With mortgage rates continuing to hover at record lows, there is no better time to purchase a new home. Or if you’re feeling crammed in your current home and are thinking about upgrading to a bigger home, with low interest rates, you definitely will get more bang for your buck.
There are a few things to consider though before pulling the trigger on buying a new home.
Set a Budget
Putting pen to paper and determining a budget will undoubtedly help you realize your spending and discover ways to save for a down payment.
1) Calculate your monthly income;
2) Add up fixes expenses such as rent/mortgage, electricity, and water;
3) Review your discretionary spending;
4) Subtract the total of 2&3 from 1 to determine your budget.
Shape Up Your Credit
Applying for a mortgage loan is like interviewing for a job; you want to make a great first impression. In this case, it starts with your credit score – the higher, the better. You can get a free copy of your credit report and your credit score here.
- Review your credit report. Look thoroughly through the report for any mistakes and close any open credit cards you currently are not using.
- Review your credit card statements. Be ready to put discretionary purchases on the chopping block to remain within your new determined budget. For example:
- Review your streaming and music apps. Cut anything you are not using or can do without.
- Regular visits to Starbucks? Brew your favorite coffee at home.
- Grocery budget overextended? Order your groceries free online and pick up in the parking lot, avoiding unnecessary temptations.
Finance experts suggest reviewing about six months of expenditures to grasp a clear picture of your spending habits. There are also online tools that can help categorize your spending to see where you need to pull in the reigns.
Pay Yourself First
Financial planners will always tell you to pay yourself first, meaning, put money aside for retirement. That same idea can be applied to saving for buying a home. You’ve got your credit in order, a budget established, and now it’s time to start saving.
Determine the amount of house you can afford and what type of mortgage payment you’d like to have. There are online calculators that can help you determine an estimate based on your down payment, current interest rates, and the length of your loan albeit 15, 20 or 30 years. To get an even more precise amount you may want to include third party expenses when buying a home. The most common additional fees you are likely to encounter are:
- Home Inspection – determines the condition of the property
- Appraisal – is necessary to determine the fair market value of the home.
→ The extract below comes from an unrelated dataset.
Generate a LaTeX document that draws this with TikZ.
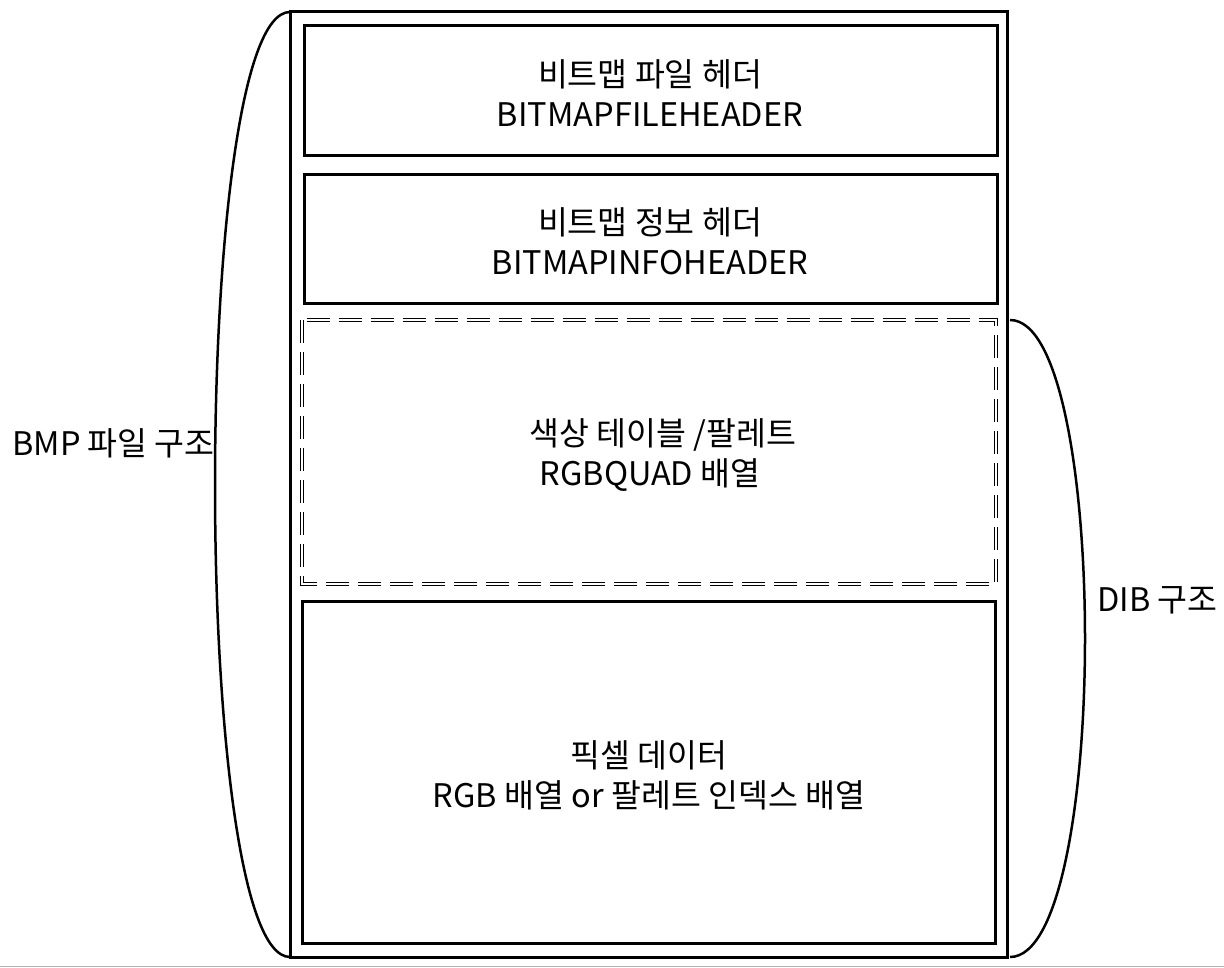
\documentclass[tikz,border=0pt]{standalone}
\usepackage{fontspec}
\setmainfont{Noto Sans CJK KR}
\begin{document}
\begin{tikzpicture}[x=1pt,y=-1pt,
  box/.style={draw,line width=3pt},
  dbox/.style={draw,line width=1pt,double,double distance=1.8pt,dash pattern=on 23pt off 9pt},
  brace/.style={draw,line width=2.5pt},
  txt/.style={align=center,font=\fontsize{32.5}{40}\selectfont,inner sep=0pt},
  lbl/.style={font=\fontsize{32.5}{40}\selectfont,inner sep=0pt}]
\useasboundingbox (0,0) rectangle (1224,968);
\draw[gray!60,line width=1.5pt] (0,966.5) -- (1224,966.5);
\draw[box] (290,12) rectangle (1007,957);
\draw[box] (304,26) rectangle (997,156);
\draw[box] (304,175) rectangle (997,304);
\draw[dbox] (302,320) rectangle (996,584);
\draw[box] (302,601) rectangle (995,943);
\node[txt] (t1) at (650,93) {비트맵 파일 헤더\\BITMAPFILEHEADER};
\node[txt] (t2) at (650,241) {비트맵 정보 헤더\\BITMAPINFOHEADER};
\node[txt] (t3) at (650,455) {\hspace*{26pt}색상 테이블 /팔레트\\RGBQUAD 배열};
\node[txt] (t4) at (649,775) {픽셀 데이터\\RGB 배열 or 팔레트 인덱스 배열};
\coordinate (lt) at (290,12);
\coordinate (lb) at (290,957);
\coordinate (rt) at (1010,320);
\coordinate (rb) at (1010,957);
\draw[brace] (lt) .. controls (190,12) and (190,957) .. (lb);
\draw[brace] (rt) .. controls (1110,320) and (1110,957) .. (rb);
\node[lbl,anchor=east] (bmp) at (215,443) {BMP 파일 구조};
\node[lbl,anchor=west] (dib) at (1097,600) {DIB 구조};
\end{tikzpicture}
\end{document}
- Credit Report – a history and score is necessary to qualify for a loan.
- Title Service Fees – a thorough search of property records is conducted.
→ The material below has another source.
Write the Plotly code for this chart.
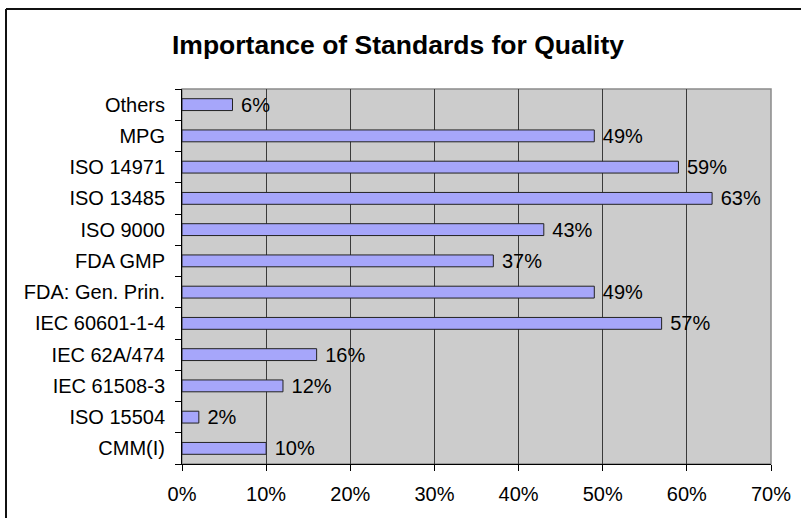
import plotly.graph_objects as go

title = "Importance of Standards for Quality"
categories = ["CMM(I)", "ISO 15504", "IEC 61508-3", "IEC 62A/474", "IEC 60601-1-4",
              "FDA: Gen. Prin.", "FDA GMP", "ISO 9000", "ISO 13485", "ISO 14971",
              "MPG", "Others"]
values = [0.10, 0.02, 0.12, 0.16, 0.57, 0.49, 0.37, 0.43, 0.63, 0.59, 0.49, 0.06]
x_ticks = [0, 0.1, 0.2, 0.3, 0.4, 0.5, 0.6, 0.7]

FONT = "Liberation Sans, Arial, sans-serif"
FS = 20

fig = go.Figure(go.Bar(
    y=categories, x=values, orientation="h",
    width=0.38,
    marker=dict(color="#A6A6FA", line=dict(color="#222222", width=1)),
    text=[f" {v*100:.0f}%" for v in values],
    textposition="outside",
    constraintext="none",
    textfont=dict(family=FONT, size=FS, color="#000000"),
    cliponaxis=False,
))

L, R, T, B = 182, 771, 89, 464
W, H = 801, 518
pw, ph = R - L, B - T

fig.update_layout(
    width=W, height=H,
    margin=dict(l=L, r=W - R, t=T, b=H - B, autoexpand=False),
    paper_bgcolor="#FFFFFF",
    plot_bgcolor="#CCCCCC",
    showlegend=False,
    title=dict(text="<b>" + title + "</b>", x=398 / W, xanchor="center",
               y=1 - 45 / H, yanchor="middle",
               font=dict(family=FONT, size=26.5, color="#000000")),
    font=dict(family=FONT, size=FS, color="#000000"),
    xaxis=dict(range=[0, 0.7], tickvals=x_ticks, tickformat=".0%",
               showgrid=True, gridcolor="#3A3A3A", gridwidth=1,
               showline=True, linecolor="#000000", linewidth=1,
               ticks="outside", ticklen=6, tickcolor="#000000",
               tickfont=dict(family=FONT, size=FS, color="#000000"),
               ticklabelstandoff=6, automargin=False,
               zeroline=False, fixedrange=True),
    yaxis=dict(type="category", categoryorder="array", categoryarray=categories,
               tickson="boundaries", ticks="outside", ticklen=6, tickcolor="#000000",
               showgrid=False, showline=True, linecolor="#000000", linewidth=1,
               tickfont=dict(family=FONT, size=FS, color="#000000"),
               ticklabelstandoff=12, automargin=False, fixedrange=True),
)

# plot area outline (gray)
fig.add_shape(type="rect", xref="paper", yref="paper", x0=0, x1=1, y0=0, y1=1,
              line=dict(color="#8A8A8A", width=1.5), layer="below")
# chart outer border: left and top edges only (others lie outside the picture)
bx = (6 - L) / pw
by = (B - 9) / ph
fig.add_shape(type="line", xref="paper", yref="paper",
              x0=bx, x1=bx, y0=(B - H) / ph, y1=by,
              line=dict(color="#111111", width=2))
fig.add_shape(type="line", xref="paper", yref="paper",
              x0=bx, x1=(W - L) / pw, y0=by, y1=by,
              line=dict(color="#111111", width=2))

fig.write_html("out.html")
- Survey Fee – a survey determines the boundaries of the property you are buying. Not always a necessary in buying a home but is sometimes warranted.
- Escrow/Closing fee – paid to the company for conducting the closing.
- Attorney’s fees (in some states)
- Flood Determination & Coverage – determine whether a property is in a flood zone and requires flood insurance
- Government recording fees
- Pre-paid interest
- Property Taxes
- Lender’s Origination fee – includes processing, underwriting, loan discount points
A loan officer can also help break down these additional fees and give you a ballpark on what your monthly payment will look like. To determine how much you should begin saving, subtract your current housing payment from the estimated mortgage payment. Having a thorough understanding of your finances and setting a plan in motion, will ease the stress when you are ready to pull the trigger on buying a home.